Post-apocalypse dystopia, nuclear winter, zombies shuffling through the streets, groaning, sniffing eagerly for still-pumping human hearts. Whatever. It might look like that episode of The Twilight Zone, “Time Enough at Last,” but instead of a man in a deserted library with coke bottle glasses, I would be a thirty-something woman crouched in a desolate landscape clutching a Hello Kitty compact mirror and a pair of tweezers.
And when the tiny screw that holds my tweezers together fell away, I would drop to my knees, wailing inconsolably.
I’ve devoted some time to this image and here’s why: self-acceptance is high on my personal docket of non-negotiables. Unconditional love of self would seem to preclude the need to compulsively run the pad of a forefinger delicately over one’s chin, alert for rogue bristles. Yet, if I’m being honest, the “self” I accept is a finely modified version of the original. I accept the self with the shaved legs and the colored hair and the smooth chin. She’s great — I like her and we mostly get along. But I’m starting to wonder if this makes me a self-love fraud.
Enter the zombie apocalypse scenario.
Making changes to your appearance, in particular changing things because you dislike them, doesn’t mean you don’t love yourself enough. But it can mean that. So I’ve decided the ultimate test of my self-acceptance is in the why. Why am I tweezing my chin? Or, maybe, for whom?
I pluck my beard for me. This is evidenced by the fact if I were the last person on Earth, I would still do it. And not just on the off-chance I misjudged my sole-survivor status and someone might show up, be grossed out, and run away before I saw them. I think I’d keep shaving my legs on the reg. Though I’d probably give up makeup. Anyway, no one would be left to manufacture Tarte so I’d have to use charcoal briquettes for eyeliner, crushed rose petals for blush, and the powdered bones of the dead to even my complexion. It just seems like too much trouble.
As I get older, I find myself both more and less challenged when it comes to self-love. More because time changes our bodies and there’s always something new to come to terms with. I mean, it’s not like I always had chin hair. And less because time changes our minds, too, and my mind has come to think I’m pretty ok. What my younger self would have looked at as flaws, my older self sees as evidence I have lived in this body and put it to good use. My bristly chin is propping up a pretty nice smile.

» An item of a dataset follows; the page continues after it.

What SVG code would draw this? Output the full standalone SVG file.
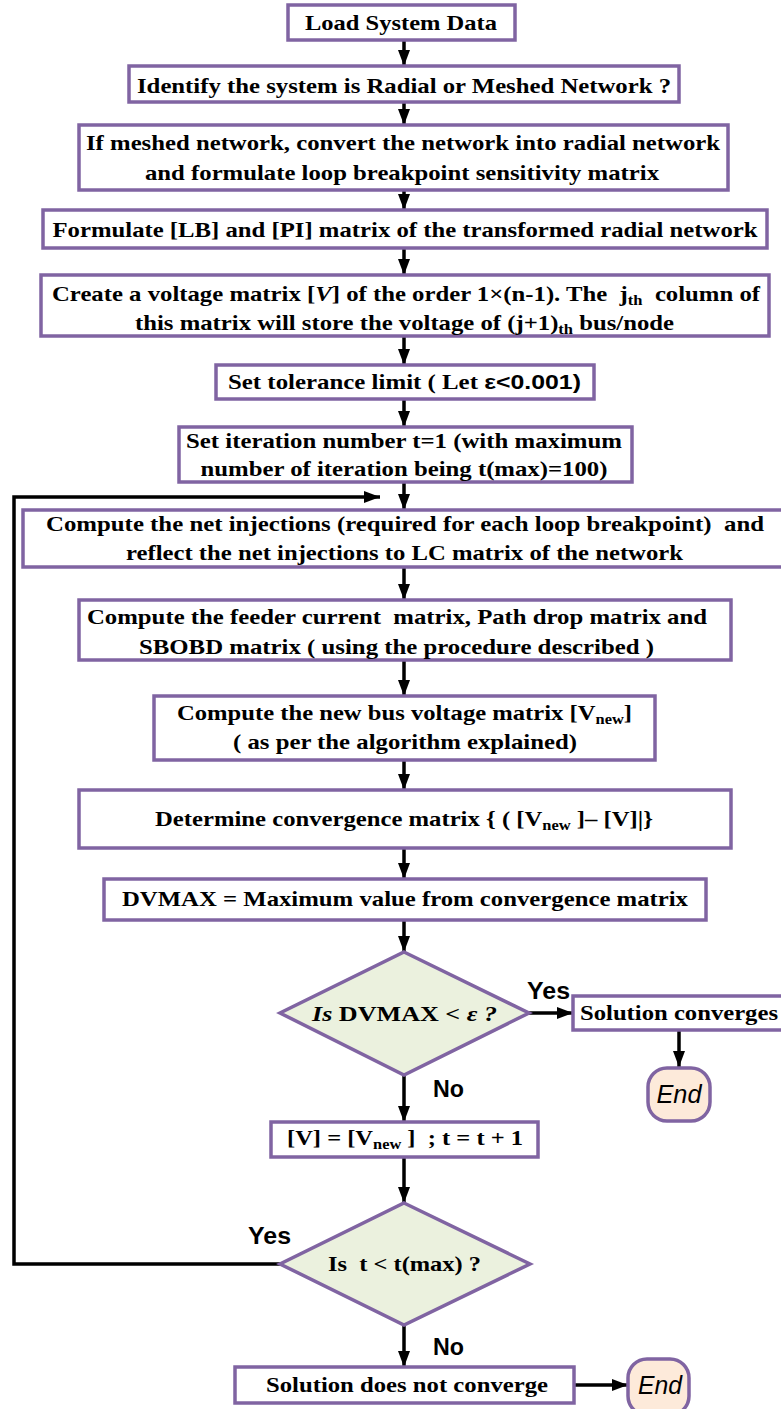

When we say someone is “aging gracefully” what we mean is that they don’t look as old as they are — whether by having disguised their age cosmetically or because they won the genetic lottery. In the world of self-love and acceptance, I’d like aging gracefully to mean allowing age rather than resisting it. I’d like it to mean not being ashamed there is evidence you have lived in your body.
Most of all, I’d like to believe that I can love my body completely, even if I never let my tweezers out of sight.